See a screencast of it at Hacking Netflix.
Okay, when Clint Eastwood wins the Golden Globe for Best Foreign-Language Film (a category in which Mel Gibson was also nominated, along with actual foreign directors like Guillermo del Toro and Pedro Almodóvar), it might be time to rethink the purpose and effectiveness of the category. The Foreign Language category has always been a sort of afterthought, an “oh yeah, other countries make pictures too” sort of thing. At the Oscars, anyway, they’re rarely considered for the Best Picture award, since they have a whole category of their own! But doesn’t that highlight an undercurrent of feeling that a non-English Language film isn’t really worthy of a Best Picture award? Which is so silly. SO SILLY. I’m the first to admit that there’s a difference in sensibility between American films and foreign films, but that doesn’t mean one is better than the other.

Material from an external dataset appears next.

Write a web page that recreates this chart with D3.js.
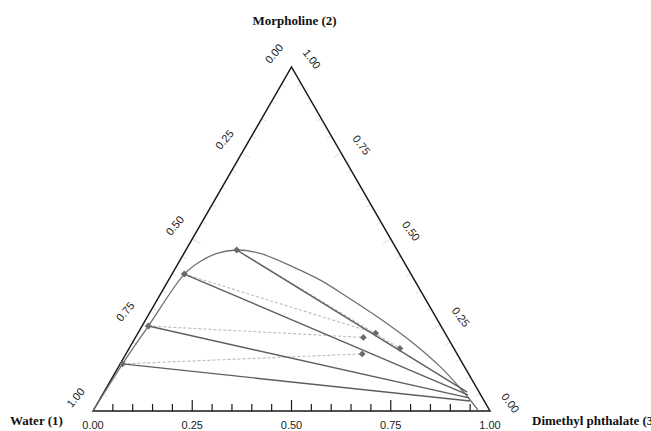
<!DOCTYPE html>
<html>
<head>
<meta charset="utf-8">
<script src="https://cdn.jsdelivr.net/npm/d3@7/dist/d3.min.js"></script>
<style>
  html, body { margin: 0; padding: 0; background: #fff; }
  svg { display: block; }
  .tick-label { font-family: "Liberation Sans", Arial, sans-serif; font-size: 11px; fill: #222; }
  .vertex-title { font-family: "Liberation Serif", "Times New Roman", serif; font-size: 13px; font-weight: bold; fill: #111; }
</style>
</head>
<body>
<svg id="chart" width="651" height="431"></svg>
<script>
// Component names at the three corners
const vertexNames = ["Water (1)", "Morpholine (2)", "Dimethyl phthalate (3)"];

// Axis ticks along each side (mole fraction)
const axisTickValues = [0, 0.25, 0.5, 0.75, 1];
const axisTickLabels = ["0.00", "0.25", "0.50", "0.75", "1.00"];

// Binodal curve: mole fractions of water (x1), morpholine (x2), dimethyl phthalate (x3)
const binodalX1 = [1.000, 0.857, 0.737, 0.571, 0.514, 0.459, 0.404, 0.350, 0.287, 0.238, 0.195, 0.143, 0.095, 0.061, 0.042, 0.034, 0.029];
const binodalX2 = [0.000, 0.137, 0.247, 0.398, 0.434, 0.458, 0.468, 0.458, 0.419, 0.381, 0.333, 0.269, 0.198, 0.129, 0.067, 0.032, 0.003];
const binodalX3 = [0.000, 0.006, 0.016, 0.031, 0.052, 0.083, 0.128, 0.192, 0.294, 0.381, 0.472, 0.588, 0.707, 0.810, 0.891, 0.934, 0.968];

// Experimental tie lines: water-rich phase (left end) and ester-rich phase (right end)
const tieLeftX1 = [0.404, 0.571, 0.737, 0.857];
const tieLeftX2 = [0.468, 0.398, 0.247, 0.137];
const tieLeftX3 = [0.128, 0.031, 0.016, 0.006];
const tieRightX1 = [0.030, 0.032, 0.034, 0.036];
const tieRightX2 = [0.055, 0.047, 0.038, 0.029];
const tieRightX3 = [0.915, 0.921, 0.928, 0.935];

// Calculated ester-rich phase compositions (dashed tie lines from the same left ends)
const calcRightX1 = [0.136, 0.175, 0.212, 0.239];
const calcRightX2 = [0.182, 0.226, 0.214, 0.166];
const calcRightX3 = [0.682, 0.599, 0.574, 0.595];

const svg = d3.select("#chart");
const SQ = Math.sqrt(3) / 2;

// Cartesian placement of the triangle
const xScale = d3.scaleLinear().domain([0, 1]).range([93, 490]);
const yScale = d3.scaleLinear().domain([0, SQ]).range([411, 67]);

// Project composition (x1, x2, x3) onto the plane
function proj(x1, x2, x3) {
  const s = x1 + x2 + x3;
  const b = x2 / s, c = x3 / s;
  return [xScale(c + b / 2), yScale(b * SQ)];
}

const cWater = proj(1, 0, 0), cMorph = proj(0, 1, 0), cDmp = proj(0, 0, 1);

// Faint ticks on left (water) and right (morpholine) sides, black ticks along the base
const minorTicks = xScale.ticks(20).filter(v => v > 0 && v < 1);
const isMajor = v => axisTickValues.some(t => Math.abs(t - v) < 1e-9);

const tickG = svg.append("g");
minorTicks.forEach(v => {
  const len = isMajor(v) ? 9 : 5;
  // left side: water fraction v
  const pl = proj(v, 1 - v, 0);
  tickG.append("line")
    .attr("x1", pl[0]).attr("y1", pl[1])
    .attr("x2", pl[0] + len * SQ).attr("y2", pl[1] + len * 0.5)
    .attr("stroke", "#dcdcdc").attr("stroke-width", 1);
  // right side: morpholine fraction v
  const pr = proj(0, v, 1 - v);
  tickG.append("line")
    .attr("x1", pr[0]).attr("y1", pr[1])
    .attr("x2", pr[0] - len * SQ).attr("y2", pr[1] + len * 0.5)
    .attr("stroke", "#dcdcdc").attr("stroke-width", 1);
  // base: dimethyl phthalate fraction v
  const pb = proj(1 - v, 0, v);
  const blen = isMajor(v) ? 11 : 7;
  tickG.append("line")
    .attr("x1", pb[0]).attr("y1", pb[1])
    .attr("x2", pb[0]).attr("y2", pb[1] - blen)
    .attr("stroke", "#1a1a1a").attr("stroke-width", 1.2);
});

// Triangle frame
svg.append("path")
  .attr("d", d3.line()([cWater, cMorph, cDmp]) + "Z")
  .attr("fill", "none")
  .attr("stroke", "#1a1a1a")
  .attr("stroke-width", 1.5)
  .attr("stroke-linejoin", "miter");

// Calculated tie lines (light dashed)
const calcG = svg.append("g");
tieLeftX1.forEach((_, i) => {
  const a = proj(tieLeftX1[i], tieLeftX2[i], tieLeftX3[i]);
  const b = proj(calcRightX1[i], calcRightX2[i], calcRightX3[i]);
  calcG.append("line")
    .attr("x1", a[0]).attr("y1", a[1]).attr("x2", b[0]).attr("y2", b[1])
    .attr("stroke", "#bdbdbd").attr("stroke-width", 1.1)
    .attr("stroke-dasharray", "3,2");
});

// Binodal curve
const binodalPts = binodalX1.map((_, i) => proj(binodalX1[i], binodalX2[i], binodalX3[i]));
svg.append("path")
  .attr("d", d3.line().curve(d3.curveCatmullRom.alpha(0.5))(binodalPts))
  .attr("fill", "none")
  .attr("stroke", "#707070")
  .attr("stroke-width", 1.3);

// Experimental tie lines (solid)
const tieG = svg.append("g");
tieLeftX1.forEach((_, i) => {
  const a = proj(tieLeftX1[i], tieLeftX2[i], tieLeftX3[i]);
  const b = proj(tieRightX1[i], tieRightX2[i], tieRightX3[i]);
  tieG.append("line")
    .attr("x1", a[0]).attr("y1", a[1]).attr("x2", b[0]).attr("y2", b[1])
    .attr("stroke", "#5e5e5e").attr("stroke-width", 1.4);
});

// Markers at left ends and calculated right ends (small rotated squares)
const marker = d3.symbol().type(d3.symbolSquare).size(24);
const markG = svg.append("g").attr("fill", "#6a6a6a");
tieLeftX1.forEach((_, i) => {
  const a = proj(tieLeftX1[i], tieLeftX2[i], tieLeftX3[i]);
  markG.append("path").attr("d", marker).attr("transform", `translate(${a[0]},${a[1]}) rotate(45)`);
  const b = proj(calcRightX1[i], calcRightX2[i], calcRightX3[i]);
  markG.append("path").attr("d", marker).attr("transform", `translate(${b[0]},${b[1]}) rotate(45)`);
});

// Tick labels
const labG = svg.append("g");
axisTickValues.forEach((v, i) => {
  // base: dimethyl phthalate
  const pb = proj(1 - v, 0, v);
  labG.append("text").attr("class", "tick-label")
    .attr("x", pb[0]).attr("y", pb[1] + 18)
    .attr("text-anchor", "middle")
    .text(axisTickLabels[i]);
  // left side: water
  const pl = proj(v, 1 - v, 0);
  const lx = pl[0] - 17.5, ly = pl[1] - 13.5;
  labG.append("text").attr("class", "tick-label")
    .attr("x", 0).attr("y", 0)
    .attr("text-anchor", "middle").attr("dominant-baseline", "central")
    .attr("transform", `translate(${lx},${ly}) rotate(-50)`)
    .text(axisTickLabels[i]);
  // right side: morpholine
  const pr = proj(0, v, 1 - v);
  const rx = pr[0] + 20.5, ry = pr[1] - 8;
  labG.append("text").attr("class", "tick-label")
    .attr("x", 0).attr("y", 0)
    .attr("text-anchor", "middle").attr("dominant-baseline", "central")
    .attr("transform", `translate(${rx},${ry}) rotate(53)`)
    .text(axisTickLabels[i]);
});

// Vertex titles
svg.append("text").attr("class", "vertex-title")
  .attr("x", 10).attr("y", 425).text(vertexNames[0]);
svg.append("text").attr("class", "vertex-title")
  .attr("x", cMorph[0] + 3).attr("y", 25).attr("text-anchor", "middle").text(vertexNames[1]);
svg.append("text").attr("class", "vertex-title")
  .attr("x", 532).attr("y", 425).text(vertexNames[2]);
</script>
</body>
</html>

They should be judged equally against each other. Especially when both Letters from Iwo Jima and Apocalypto are AMERICAN films, and they’re only getting put in the Foreign Language category because Eastwood and Gibson chose to use Japanese and Mayan rather than English. Independent, limited release films are finally starting to get their due (all five Oscar-nominated films last year were limited releases), and it’s time foreign films do as well.

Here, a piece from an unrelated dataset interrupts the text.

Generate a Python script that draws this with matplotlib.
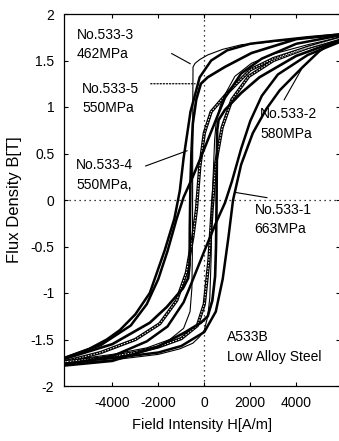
import numpy as np
import matplotlib
matplotlib.use("Agg")
import matplotlib.pyplot as plt

plt.rcParams['font.family'] = ['Liberation Sans', 'DejaVu Sans']
plt.rcParams['axes.unicode_minus'] = False

# --- values: H [A/m], B [T] ---
# No.533-1 663MPa (widest loop)
h1_down = [5900, 4500, 3000, 2000, 1000, 300, -200, -600, -900, -1065, -1300, -1720, -2370, -3000, -3675, -4240, -5000, -6100]
b1_down = [1.78, 1.75, 1.71, 1.68, 1.61, 1.50, 1.32, 0.95, 0.45, 0.10, -0.20, -0.54, -1.00, -1.23, -1.40, -1.50, -1.60, -1.70]
h1_up = [-6100, -4000, -2000, -1000, 0, 500, 800, 1050, 1250, 1600, 2110, 2700, 3280, 4280, 5000, 5900]
b1_up = [-1.75, -1.70, -1.64, -1.57, -1.42, -1.20, -0.85, -0.40, 0.00, 0.38, 0.72, 0.98, 1.18, 1.43, 1.60, 1.75]

# No.533-2 580MPa
h2_down = [5900, 4500, 3000, 2000, 1000, 300, 0, -200, -340, -500, -775, -1200, -1935, -3000, -4500, -6100]
b2_down = [1.74, 1.64, 1.52, 1.40, 1.15, 0.95, 0.72, 0.35, -0.10, -0.40, -0.78, -1.08, -1.33, -1.50, -1.64, -1.74]
h2_up = [-6100, -4500, -3000, -2000, -1000, -300, 0, 200, 340, 500, 775, 1200, 1935, 3000, 4500, 5900]
b2_up = [-1.74, -1.70, -1.64, -1.58, -1.49, -1.35, -1.12, -0.65, -0.10, 0.40, 0.78, 1.08, 1.33, 1.50, 1.64, 1.74]

# No.533-3 462MPa (thin, square loop)
h3_down = [5900, 4000, 2500, 1620, 800, 150, -200, -400, -490, -500, -505, -510, -520, -540, -620, -900, -1500, -2500, -4000, -6100]
b3_down = [1.77, 1.73, 1.69, 1.67, 1.62, 1.56, 1.51, 1.47, 1.43, 1.10, 0.50, -0.10, -0.60, -0.95, -1.20, -1.38, -1.50, -1.59, -1.66, -1.73]
h3_up = [-6100, -4000, -2000, -1060, -500, -200, 0, 150, 240, 300, 340, 400, 450, 520, 700, 890, 1330, 2050, 3000, 4500, 5900]
b3_up = [-1.76, -1.72, -1.66, -1.60, -1.54, -1.47, -1.40, -1.25, -1.05, -0.60, 0.00, 0.35, 0.65, 0.85, 1.02, 1.13, 1.33, 1.47, 1.57, 1.67, 1.75]

# No.533-4 550MPa (sheared loop)
h4_down = [5900, 4000, 2500, 1600, 900, 600, 0, -500, -900, -1200, -1600, -2000, -2500, -3200, -4500, -6100]
b4_down = [1.77, 1.68, 1.52, 1.36, 1.10, 0.92, 0.55, 0.25, 0.03, -0.20, -0.55, -0.85, -1.12, -1.35, -1.56, -1.70]
h4_up = [-6100, -4000, -2500, -1600, -900, -600, 0, 500, 900, 1200, 1600, 2000, 2500, 3200, 4500, 5900]
b4_up = [-1.77, -1.68, -1.52, -1.36, -1.10, -0.92, -0.55, -0.25, -0.03, 0.20, 0.55, 0.85, 1.12, 1.35, 1.56, 1.70]

# No.533-5 550MPa (thick, square loop)
h5_down = [5900, 4000, 2050, 890, 150, -150, -350, -500, -560, -600, -630, -640, -700, -930, -1630, -2370, -4000, -6100]
b5_down = [1.78, 1.73, 1.58, 1.43, 1.32, 1.25, 1.08, 0.82, 0.50, 0.20, -0.30, -0.70, -0.84, -0.95, -1.15, -1.32, -1.55, -1.71]
h5_up = [-6100, -4000, -2050, -890, -150, 150, 350, 470, 510, 530, 545, 560, 620, 900, 1600, 2400, 4000, 5900]
b5_up = [-1.78, -1.73, -1.58, -1.43, -1.32, -1.25, -1.08, -0.82, -0.50, -0.10, 0.40, 0.75, 0.86, 0.97, 1.15, 1.32, 1.55, 1.72]

x_ticks = [-4000, -2000, 0, 2000, 4000]
x_labels = ['-4000', '-2000', '0', '2000', '4000']
y_ticks = [2, 1.5, 1, 0.5, 0, -0.5, -1, -1.5, -2]
y_labels = ['2', '1.5', '1', '0.5', '0', '-0.5', '-1', '-1.5', '-2']

fig = plt.figure(figsize=(3.39, 4.41), dpi=100)
ax = fig.add_axes([64/339, 55/441, 276/339, 372/441])

# loops
ax.plot(h1_down, b1_down, color='black', lw=1.8)
ax.plot(h1_up, b1_up, color='black', lw=1.8)
ax.plot(h2_down, b2_down, color='black', lw=2.4)
ax.plot(h2_up, b2_up, color='black', lw=2.4)
ax.plot(h2_down, b2_down, color='white', lw=0.7, ls=(0, (1.5, 1.5)))
ax.plot(h2_up, b2_up, color='white', lw=0.7, ls=(0, (1.5, 1.5)))
ax.plot(h3_down, b3_down, color='black', lw=0.8)
ax.plot(h3_up, b3_up, color='black', lw=0.8)
ax.plot(h4_down, b4_down, color='black', lw=1.8)
ax.plot(h4_up, b4_up, color='black', lw=1.8)
ax.plot(h5_down, b5_down, color='black', lw=1.9)
ax.plot(h5_up, b5_up, color='black', lw=1.9)

# dotted zero lines
ax.axhline(0, color='black', lw=0.9, ls=(0, (1, 3)))
ax.axvline(0, color='black', lw=0.9, ls=(0, (1, 3)))

ax.set_xlim(-6100, 5900)
ax.set_ylim(-2, 2)
ax.set_xticks(x_ticks)
ax.set_xticklabels(x_labels)
ax.set_yticks(y_ticks)
ax.set_yticklabels(y_labels)
ax.tick_params(direction='in', length=3, width=0.8, top=True, right=True,
               labelsize=10, pad=7)
for s in ax.spines.values():
    s.set_linestyle((0, (1, 1)))
    s.set_linewidth(0.9)

ax.set_xlabel('Field Intensity H[A/m]', fontsize=10.5, labelpad=6)
ax.set_ylabel('Flux Density B[T]', fontsize=12, labelpad=6)

# labels with leader lines
txt = dict(fontsize=10, ha='left', va='top', linespacing=1.5)
arrow = dict(arrowstyle='-', color='black', lw=0.8)
ax.annotate('No.533-3\n462MPa', xy=(-500, 1.45), xytext=(-5540, 1.85),
            **txt)
ax.annotate('', xy=(-500, 1.45), xytext=(-1530, 1.59), arrowprops=arrow)
ax.annotate('No.533-5\n550MPa', xy=(-280, 1.25), xytext=(-5320, 1.27), **txt)
ax.annotate('', xy=(-280, 1.25), xytext=(-2450, 1.25),
            arrowprops=dict(arrowstyle='-', color='black', lw=0.9, ls=(0, (1, 1.5))))
ax.annotate('No.533-4\n550MPa,', xy=(-630, 0.54), xytext=(-5580, 0.45), **txt)
ax.annotate('', xy=(-630, 0.54), xytext=(-2670, 0.355), arrowprops=arrow)
ax.annotate('No.533-2\n580MPa', xy=(4280, 1.43), xytext=(2420, 1.0), **txt)
ax.annotate('', xy=(4280, 1.43), xytext=(3410, 1.05), arrowprops=arrow)
ax.annotate('No.533-1\n663MPa', xy=(1240, 0.086), xytext=(2190, -0.03), **txt)
ax.annotate('', xy=(1240, 0.086), xytext=(2850, 0.02), arrowprops=arrow)
ax.text(980, -1.40, 'A533B\nLow Alloy Steel', **txt)

fig.savefig('out.png', dpi=100)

BTW, Meryl Streep is awesome. She pointed out that everybody had seen her film (The Devil Wears Prada) because it was a wide release, playing everywhere, and encouraged everyone who didn’t have the chance to see the other nominated actresses’ films (Sherrybaby, Volver, Little Children, Notes on a Scandal, The Queen, Running With Scissors, Little Miss Sunshine, Miss Potter, Dreamgirls, all limited releases, though some more limited than others) because it wasn’t playing near them to go speak up about it to their theatre managers. I’m sure this wouldn’t have any immediate effect, because a lot of the release schedules are determined by the studios, but if enough people made a fuss about not being able to see independent, foreign, and limited release films, maybe it would filter up.

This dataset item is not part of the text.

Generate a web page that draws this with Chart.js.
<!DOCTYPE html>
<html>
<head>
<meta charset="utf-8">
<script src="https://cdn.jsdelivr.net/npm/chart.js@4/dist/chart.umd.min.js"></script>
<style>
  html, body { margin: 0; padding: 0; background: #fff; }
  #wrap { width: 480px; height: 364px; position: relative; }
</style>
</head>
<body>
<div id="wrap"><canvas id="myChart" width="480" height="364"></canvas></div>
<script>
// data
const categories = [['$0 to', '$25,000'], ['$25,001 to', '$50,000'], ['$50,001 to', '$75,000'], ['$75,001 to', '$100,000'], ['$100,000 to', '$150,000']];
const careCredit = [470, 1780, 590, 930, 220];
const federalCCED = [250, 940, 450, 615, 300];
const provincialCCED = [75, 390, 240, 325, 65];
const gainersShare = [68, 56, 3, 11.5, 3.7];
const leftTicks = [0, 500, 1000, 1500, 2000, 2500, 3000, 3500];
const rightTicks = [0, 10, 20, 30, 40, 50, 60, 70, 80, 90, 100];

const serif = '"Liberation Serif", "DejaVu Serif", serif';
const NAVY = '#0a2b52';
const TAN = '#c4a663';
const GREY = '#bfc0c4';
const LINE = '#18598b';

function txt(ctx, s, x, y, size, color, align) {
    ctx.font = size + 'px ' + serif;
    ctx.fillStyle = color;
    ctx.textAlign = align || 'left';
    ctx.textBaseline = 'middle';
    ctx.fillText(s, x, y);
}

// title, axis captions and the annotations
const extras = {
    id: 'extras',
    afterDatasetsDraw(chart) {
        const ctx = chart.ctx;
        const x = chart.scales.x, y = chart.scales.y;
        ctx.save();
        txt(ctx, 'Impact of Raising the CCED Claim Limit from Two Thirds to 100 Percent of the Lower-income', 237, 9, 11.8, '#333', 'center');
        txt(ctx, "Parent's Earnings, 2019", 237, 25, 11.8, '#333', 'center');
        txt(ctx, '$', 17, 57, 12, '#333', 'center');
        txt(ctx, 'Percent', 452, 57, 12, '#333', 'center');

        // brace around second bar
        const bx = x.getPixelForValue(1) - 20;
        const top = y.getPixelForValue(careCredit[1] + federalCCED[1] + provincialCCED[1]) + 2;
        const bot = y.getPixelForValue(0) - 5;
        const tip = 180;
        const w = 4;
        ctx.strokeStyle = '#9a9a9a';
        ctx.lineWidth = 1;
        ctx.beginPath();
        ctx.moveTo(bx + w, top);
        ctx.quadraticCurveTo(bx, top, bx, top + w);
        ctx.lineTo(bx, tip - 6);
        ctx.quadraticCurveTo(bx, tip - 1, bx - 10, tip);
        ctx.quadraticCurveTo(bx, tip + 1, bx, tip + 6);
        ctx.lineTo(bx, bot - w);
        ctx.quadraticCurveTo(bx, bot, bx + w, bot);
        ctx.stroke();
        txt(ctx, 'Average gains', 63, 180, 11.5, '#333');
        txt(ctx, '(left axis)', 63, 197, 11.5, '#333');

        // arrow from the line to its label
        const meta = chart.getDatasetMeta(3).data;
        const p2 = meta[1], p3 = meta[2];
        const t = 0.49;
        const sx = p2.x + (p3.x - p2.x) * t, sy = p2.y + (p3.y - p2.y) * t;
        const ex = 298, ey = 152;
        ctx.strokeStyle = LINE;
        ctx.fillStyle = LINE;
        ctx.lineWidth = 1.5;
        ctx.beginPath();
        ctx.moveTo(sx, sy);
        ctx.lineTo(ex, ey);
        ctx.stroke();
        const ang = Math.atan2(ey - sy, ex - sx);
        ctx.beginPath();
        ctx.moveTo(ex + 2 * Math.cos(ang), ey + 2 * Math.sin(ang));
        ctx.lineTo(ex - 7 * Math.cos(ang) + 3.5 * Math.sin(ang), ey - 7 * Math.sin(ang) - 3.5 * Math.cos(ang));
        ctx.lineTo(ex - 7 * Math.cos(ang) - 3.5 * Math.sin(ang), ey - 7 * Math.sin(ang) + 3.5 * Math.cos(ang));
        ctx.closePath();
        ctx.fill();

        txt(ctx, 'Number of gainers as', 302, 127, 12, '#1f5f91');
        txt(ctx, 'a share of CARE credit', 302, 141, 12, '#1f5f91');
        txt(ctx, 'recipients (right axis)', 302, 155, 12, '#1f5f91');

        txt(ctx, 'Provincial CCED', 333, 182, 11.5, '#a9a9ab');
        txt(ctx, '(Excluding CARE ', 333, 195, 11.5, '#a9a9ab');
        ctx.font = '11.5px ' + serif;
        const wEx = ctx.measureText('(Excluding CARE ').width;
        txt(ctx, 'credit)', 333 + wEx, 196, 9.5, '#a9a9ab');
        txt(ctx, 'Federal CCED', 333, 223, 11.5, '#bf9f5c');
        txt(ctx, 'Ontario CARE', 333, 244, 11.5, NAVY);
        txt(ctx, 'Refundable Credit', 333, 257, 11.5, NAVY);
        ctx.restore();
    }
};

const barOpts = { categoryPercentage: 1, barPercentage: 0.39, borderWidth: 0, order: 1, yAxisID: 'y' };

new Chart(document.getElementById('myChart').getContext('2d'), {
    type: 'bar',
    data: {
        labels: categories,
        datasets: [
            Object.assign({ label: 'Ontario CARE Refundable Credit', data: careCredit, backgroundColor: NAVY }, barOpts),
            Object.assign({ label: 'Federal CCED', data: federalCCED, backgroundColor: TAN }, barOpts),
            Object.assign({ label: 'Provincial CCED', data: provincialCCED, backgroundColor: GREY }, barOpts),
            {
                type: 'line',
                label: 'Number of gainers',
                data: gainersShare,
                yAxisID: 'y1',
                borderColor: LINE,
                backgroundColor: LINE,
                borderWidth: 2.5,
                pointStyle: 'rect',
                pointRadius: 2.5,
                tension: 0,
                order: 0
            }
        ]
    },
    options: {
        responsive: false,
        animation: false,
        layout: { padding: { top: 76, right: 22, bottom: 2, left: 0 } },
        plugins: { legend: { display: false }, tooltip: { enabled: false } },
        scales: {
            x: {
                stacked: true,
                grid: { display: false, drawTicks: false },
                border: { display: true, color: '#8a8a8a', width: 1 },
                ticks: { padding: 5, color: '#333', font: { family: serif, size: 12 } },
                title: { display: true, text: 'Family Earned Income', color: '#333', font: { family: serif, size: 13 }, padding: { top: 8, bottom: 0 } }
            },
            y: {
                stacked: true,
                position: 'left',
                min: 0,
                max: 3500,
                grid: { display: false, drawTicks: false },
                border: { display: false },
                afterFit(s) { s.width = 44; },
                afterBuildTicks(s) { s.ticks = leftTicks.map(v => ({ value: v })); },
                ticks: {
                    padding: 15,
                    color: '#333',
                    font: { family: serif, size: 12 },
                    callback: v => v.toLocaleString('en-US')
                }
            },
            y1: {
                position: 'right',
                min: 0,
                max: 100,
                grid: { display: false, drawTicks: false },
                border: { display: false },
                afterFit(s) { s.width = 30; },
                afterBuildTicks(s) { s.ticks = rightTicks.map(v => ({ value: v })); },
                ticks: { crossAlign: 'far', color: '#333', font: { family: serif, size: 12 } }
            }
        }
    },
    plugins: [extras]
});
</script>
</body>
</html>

Warren Beatty, dude, your wife is a way better actor than you are. But she’s not a director, so I guess you still have an edge.
Wow, this year Helen Mirren was the first person to ever play both Queen Elizabeth I and Queen Elizabeth II, and last night she won Best Actress awards for both of them. Incredible. I haven’t seen Elizabeth I, but she totally deserved it for The Queen (Even if I was chanting “Maggie…Maggie…Maggie” at the screen, just because I love Maggie Gyllenhaal that much.)
Guess I’m going to have to start watching “Ugly Betty,” huh. Can you imagine being America Ferrera and winning a Golden Globe over all those other people? Especially Felicity Huffman. My gosh. I watched half of the first episode on ABC’s website, but then the site choked on me. ABC, you might want to have that looked after. NBC’s site works better, I was able to watch the last several episodes of “30 Rock” with noooo problems. Except that at Christmastime they had the whole series up, and this week, they only had the past five or six eps. I wanted to watch them all! Networks are so annoying sometimes. But that’s by the by. Also, Hugh Laurie’s real voice sounds totally different from House’s voice. Not only the accent, I knew about that, but it’s deeper. Threw me a loop, because I don’t remember his voice being that deep on Blackadder.
A little surprised by Babel‘s win. I haven’t seen it, so I can’t honestly say whether it was appropriate or not, but I figured The Departed had a lock on it. Guess I should’ve seen Babel in St. Louis when I had the chance, instead of talking myself out of it.